"Foram juntos outro dia, como por magia, no autocarro, em pé"*
Depois de ter ouvido cada uma destas duas canções youtubadas aqui em baixo tótil vezes, acho que sei porque razão são daquelas canções que me fazem desejar que o autocarro ande mais devagar - para que não chegue a paragem em que saio - para que nem a tarefa mais simples (como levantar o cagueiro do banco ou desviar os olhos da janela) não roube algumas ppm dos meus neurónios - para que estes se ocupem em grande número cruzando ondas sonoras com memórias ou desejos ou coisas do subconsciente de forma a obter uma agradável resultante de contemplação e emoção (não sei se é assim que estas coisas funcionam). Em ambos os casos, é a voz que carrega a melodia, por isso, e porque não sou novo nestas andanças de gostar muito de ouvir canções, foi fácil concluir que o mistério está também ou sobretudo nas palavras (não está sempre, até gosto de uma música cujo refrão começa por "go downtown put the drugs in my body").

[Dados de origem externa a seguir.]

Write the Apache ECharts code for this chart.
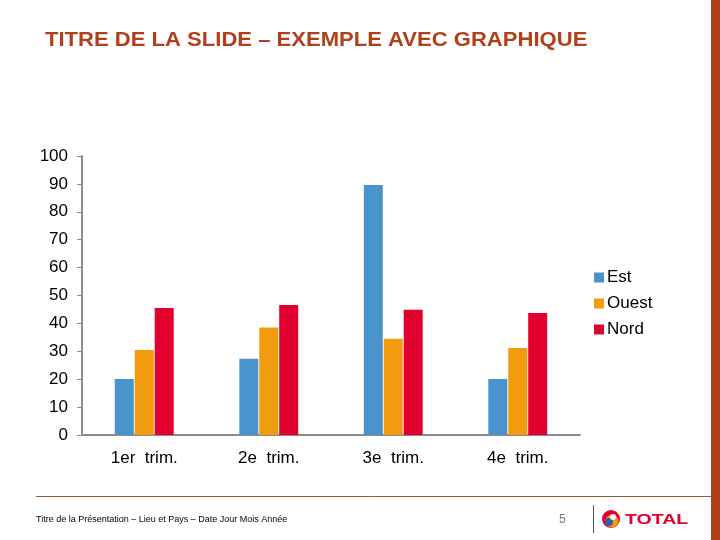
<!DOCTYPE html>
<html>
<head>
<meta charset="utf-8">
<style>
html,body{margin:0;padding:0;background:#fff;}
#chart{width:720px;height:540px;}
</style>
<script src="https://cdn.jsdelivr.net/npm/echarts@6/dist/echarts.min.js"></script>
</head>
<body>
<div id="chart"></div>
<script>
var categories = ['1er  trim.', '2e  trim.', '3e  trim.', '4e  trim.'];
var seriesNames = ['Est', 'Ouest', 'Nord'];
var est = [20.1, 27.3, 89.6, 20.1];
var ouest = [30.5, 38.5, 34.5, 31.2];
var nord = [45.5, 46.6, 44.9, 43.7];
var yTicks = [0, 10, 20, 30, 40, 50, 60, 70, 80, 90, 100];
var colors = ['#4A94CD', '#F29B0F', '#E2002E'];

var chart = echarts.init(document.getElementById('chart'));
var font = 'Liberation Sans, Arial, sans-serif';
chart.setOption({
  animation: false,
  backgroundColor: '#fff',
  legend: {
    orient: 'vertical', left: 589, top: 264,
    itemWidth: 10, itemHeight: 10, itemGap: 9,
    icon: 'rect',
    data: seriesNames,
    textStyle: {color: '#000', fontSize: 17, fontFamily: font, padding: [0, 0, 0, -2]}
  },
  grid: {left: 82, right: 140, top: 156, bottom: 105},
  xAxis: {
    type: 'category', data: categories,
    axisLine: {lineStyle: {color: '#8C8C8C', width: 2}},
    axisTick: {show: false},
    axisLabel: {color: '#000', fontSize: 17, fontFamily: font, margin: 15}
  },
  yAxis: {
    type: 'value', min: yTicks[0], max: yTicks[yTicks.length - 1], interval: 10,
    axisLine: {show: true, lineStyle: {color: '#8C8C8C', width: 2}},
    axisTick: {show: true, length: 5, lineStyle: {color: '#8C8C8C', width: 1}},
    splitLine: {show: false},
    axisLabel: {color: '#000', fontSize: 17, fontFamily: font, margin: 14}
  },
  series: [
    {name: seriesNames[0], type: 'bar', data: est, itemStyle: {color: colors[0]}, barWidth: 19, barGap: '5%'},
    {name: seriesNames[1], type: 'bar', data: ouest, itemStyle: {color: colors[1]}, barWidth: 19, barGap: '5%'},
    {name: seriesNames[2], type: 'bar', data: nord, itemStyle: {color: colors[2]}, barWidth: 19, barGap: '5%'}
  ],
  graphic: [
    {type: 'text', x: 45, y: 40, scaleX: 1.05, style: {text: 'TITRE DE LA SLIDE – EXEMPLE AVEC GRAPHIQUE', fill: '#B0401A', font: 'bold 21px ' + font, textVerticalAlign: 'middle'}},
    {type: 'rect', shape: {x: 711, y: 0, width: 9, height: 540}, style: {fill: '#B0401A'}},
    {type: 'line', shape: {x1: 36, y1: 496.5, x2: 711, y2: 496.5}, style: {stroke: '#8B5A3C', lineWidth: 1}},
    {type: 'text', x: 36, y: 520, style: {text: 'Titre de la Présentation – Lieu et Pays – Date Jour Mois Année', fill: '#000', font: '9px ' + font, textVerticalAlign: 'middle'}},
    {type: 'text', x: 559, y: 520, style: {text: '5', fill: '#777', font: '12px ' + font, textVerticalAlign: 'middle'}},
    {type: 'line', shape: {x1: 593.5, y1: 505, x2: 593.5, y2: 533}, style: {stroke: '#555', lineWidth: 1}},
    {type: 'circle', shape: {cx: 611, cy: 519, r: 9}, style: {fill: '#E2002E'}},
    {type: 'circle', shape: {cx: 612, cy: 521, r: 6.5}, style: {fill: '#F29B0F'}},
    {type: 'circle', shape: {cx: 609, cy: 522, r: 4}, style: {fill: '#2E5EAA'}},
    {type: 'circle', shape: {cx: 613, cy: 517, r: 3}, style: {fill: '#fff'}},
    {type: 'text', x: 625, y: 520, scaleX: 1.3, style: {text: 'TOTAL', fill: '#E2002E', font: 'bold 15px ' + font, textVerticalAlign: 'middle'}}
  ]
});
</script>
</body>
</html>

I never knew I was a lover,
Just cause I steal the things you hide,
Just cause I focus while we're dancing,
Just cause I offered you a ride.
King of Spain, The Tallest Man on Earth
Nesta aqui, as palavras ambíguas informam-nos de que o pretendente ao trono não se quer libertar de coisa nenhuma, e que o aparente sarcasmo do refrão (uma espécie de se consegues fazer x eu sou o Papa) não passa de bluff (se fosse sarcasmo para quê fantasiar?). Quando canta I never knew I was a lover, o homem não está a ser sarcástico porque, logo a seguir, canta just cause I focus while we're dancing, e deixa claro que as palavras que se seguem são sobre o que sabe agora e não sobre o que não sabia, o que pode ser o mesmo mas não é as mesma coisa (não falamos de funções de estado). Isto são os meus ouvidos, concedo, e para os meus ouvidos a outra grande canção deste cantautor (quem inventou esta palavra divertia-se) é uma que descreve homicídios cometidos so I could stay the king you see, e que acaba com now we're dancing through the garden, talvez onde começa a do rei de Espanha.
Seis da tarde
Como era de se esperar
Ela pega
E me espera no portão
Diz que está muito louca
Prá beijar
E me beija com a boca
De paixão...
Cotidiano, Chico Buarque
E nesta aqui o narrador descreve um cotidiano de beijos pontuais e apavorados, tão importante e absorvente que o faz maldizer a vida prá levar. É fixe que palavras aparentemente tão prosaicas, e como que resignadas, sejam tão doces.